For one, it's insanely difficult to stop a generational trend. Millennials are finally growing up. They're getting married and starting families. They are going to need somewhere to live -- and it ain't some dingy apartment above a bar.
Forget what you thought you knew about the housing market. After years of stagnation, housing is heating up. Inventories are tight. Interest rates remain low. Homebuilders are back in action after years of sitting on their hands. Buyers are out in droves. Real estate is hot again.
We've had to ignore bad press all year as we’ve tracked the rebirth of the homebuilder sector. The market was even spitting out some bleak housing stats back in the spring. After vaulting to 10-year highs in March, home sales cratered, coming in well below consensus forecasts.
The new data drummed up some especially scary headlines about a home sales collapse -- as if we were supposed to ignore the fact that the April figures were a half a percent higher from the same period last year, even if they were off by double-digits from the red-hot March print.
Once again, it's the same old story. The news tells one story. Price tells another.
The writing is on the wall. Homebuilders need to ramp up production to meet consumer demand after sitting on their hands for the better part of the last decade.

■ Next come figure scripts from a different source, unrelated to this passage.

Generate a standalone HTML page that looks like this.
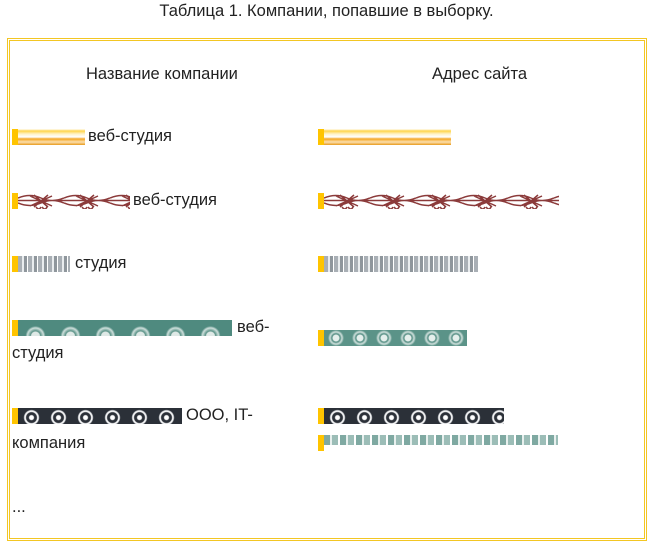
<!DOCTYPE html>
<html><head><meta charset="utf-8"><style>
html,body{margin:0;padding:0;background:#fff;}
body{width:653px;height:549px;position:relative;overflow:hidden;font-family:"Liberation Sans",sans-serif;color:#222;}
.a{position:absolute;white-space:nowrap;}
.t{font-size:16.5px;line-height:19px;}
.m{position:absolute;width:6px;height:16px;background:#ffc400;}
.p{position:absolute;height:16px;}
</style></head><body>
<div class="a t" style="left:0;width:653px;text-align:center;top:2px;">Таблица 1. Компании, попавшие в выборку.</div>
<div class="a" style="left:7px;top:38px;width:638px;height:501px;border:1px solid #f3c623;"></div>
<div class="a" style="left:9px;top:40px;width:634px;height:497px;border:1px solid #f3c623;"></div>

<div class="a t" style="left:86px;top:65px;">Название компании</div>
<div class="a t" style="left:432px;top:65px;">Адрес сайта</div>

<!-- row1 -->
<div class="m" style="left:12px;top:129px;"></div>
<div class="p" style="left:18px;top:129px;width:67px;background:linear-gradient(#fff 0,#ffd54a 2px,#fff3c8 5px,#fff 8px,#f5a623 10px,#fbe0b0 13px,#e89a1c 16px);"></div>
<div class="a t" style="left:88px;top:127px;">веб-студия</div>
<div class="m" style="left:318px;top:129px;"></div>
<div class="p" style="left:324px;top:129px;width:127px;background:linear-gradient(#fff 0,#ffd54a 2px,#fff3c8 5px,#fff 8px,#f5a623 10px,#fbe0b0 13px,#e89a1c 16px);"></div>

<!-- row2 -->
<div class="m" style="left:12px;top:193px;"></div>
<svg class="p" style="left:18px;top:193px;" width="112" height="16"><defs><pattern id="r" width="46" height="16" patternUnits="userSpaceOnUse"><path d="M0 5 Q12 0 23 5 T46 5 M0 10 Q12 15 23 10 T46 10 M0 7.5 H46 M16 2 L30 14 M30 2 L16 14 M12 3 L34 13 M34 3 L12 13 M18 14 q3 4 5 0 M24 14 q3 4 5 0" stroke="#8b3a3a" stroke-width="1.5" fill="none"/></pattern></defs><rect width="112" height="16" fill="url(#r)"/></svg>
<div class="a t" style="left:133px;top:191px;">веб-студия</div>
<div class="m" style="left:318px;top:193px;"></div>
<svg class="p" style="left:324px;top:193px;" width="235" height="16"><rect width="235" height="16" fill="url(#r)"/></svg>

<!-- row3 -->
<div class="m" style="left:12px;top:256px;"></div>
<div class="p" style="left:18px;top:256px;width:52px;background:repeating-linear-gradient(90deg,#a9afb5 0,#a9afb5 4px,#e9ecee 4px,#e9ecee 6px,#8f969c 6px,#8f969c 9px,#fff 9px,#fff 10px);"></div>
<div class="a t" style="left:75px;top:254px;">студия</div>
<div class="m" style="left:318px;top:256px;"></div>
<div class="p" style="left:324px;top:256px;width:154px;background:repeating-linear-gradient(90deg,#a9afb5 0,#a9afb5 4px,#e9ecee 4px,#e9ecee 6px,#8f969c 6px,#8f969c 9px,#fff 9px,#fff 10px);"></div>

<!-- row4 -->
<div class="m" style="left:12px;top:320px;"></div>
<div class="p" style="left:18px;top:320px;width:214px;background:radial-gradient(circle at 50% 100%,#dfe9e6 0,#dfe9e6 4px,#5b9388 5px,#cfe0dc 8px,#4f8a7f 10px) 0 0/35px 16px repeat-x;"></div>
<div class="a t" style="left:237px;top:318px;">веб-</div>
<div class="a t" style="left:12px;top:344px;">студия</div>
<div class="m" style="left:318px;top:330px;"></div>
<div class="p" style="left:324px;top:330px;width:143px;background:radial-gradient(circle at 50% 50%,#e5efec 0,#e5efec 3px,#4f8a7f 4px,#cfe0dc 6px,#5b9388 8px) 0 0/24px 16px repeat-x;"></div>

<!-- row5 -->
<div class="m" style="left:12px;top:408px;"></div>
<div class="p" style="left:18px;top:408px;width:164px;background:radial-gradient(circle at 50% 60%,#fff 0,#fff 2px,#2b3038 3px,#2b3038 5px,#fff 6px,#e3e5e8 7px,#2b3038 8px) 0 0/27px 16px repeat-x;"></div>
<div class="a t" style="left:186px;top:406px;">ООО, IT-</div>
<div class="a t" style="left:12px;top:434px;">компания</div>
<div class="m" style="left:318px;top:408px;"></div>
<div class="p" style="left:324px;top:408px;width:180px;background:radial-gradient(circle at 50% 60%,#fff 0,#fff 2px,#2b3038 3px,#2b3038 5px,#fff 6px,#e3e5e8 7px,#2b3038 8px) 0 0/27px 16px repeat-x;"></div>
<div class="m" style="left:318px;top:435px;"></div>
<div class="p" style="left:324px;top:435px;width:234px;height:10px;background:repeating-linear-gradient(90deg,#7fa9a2 0,#7fa9a2 6px,#e8f0ee 6px,#e8f0ee 8px,#9cbdb7 8px,#9cbdb7 14px,#fff 14px,#fff 16px);"></div>

<div class="a t" style="left:12px;top:498px;">...</div>
</body></html>
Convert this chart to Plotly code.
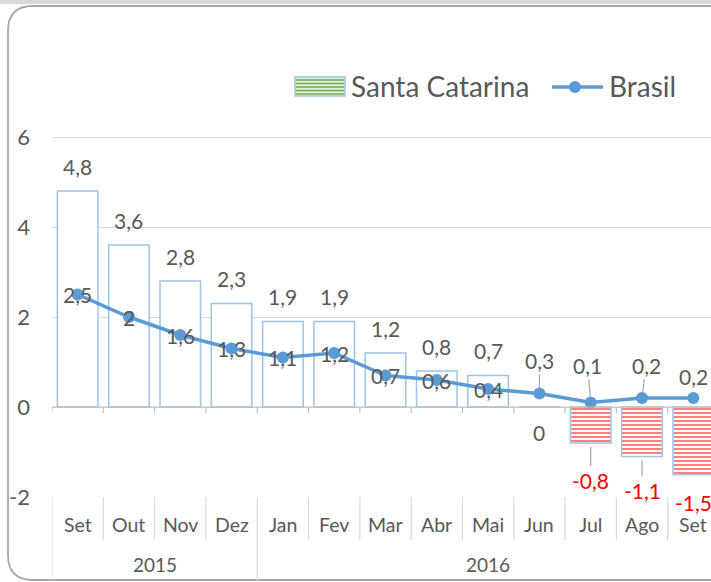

You might recall that the U.S. homeownership rate recently dipped to its lowest level in more than 50 years. I know that doesn't sound bullish -- but it has more to do with the generation-gap than any other economic trend. As younger people jump into the housing market, we're going to see a huge bounce off these lows.
This is one of the many reasons we've remained bullish on the industry for the better part of the past two years. Ignore the fake news. The housing boom is back.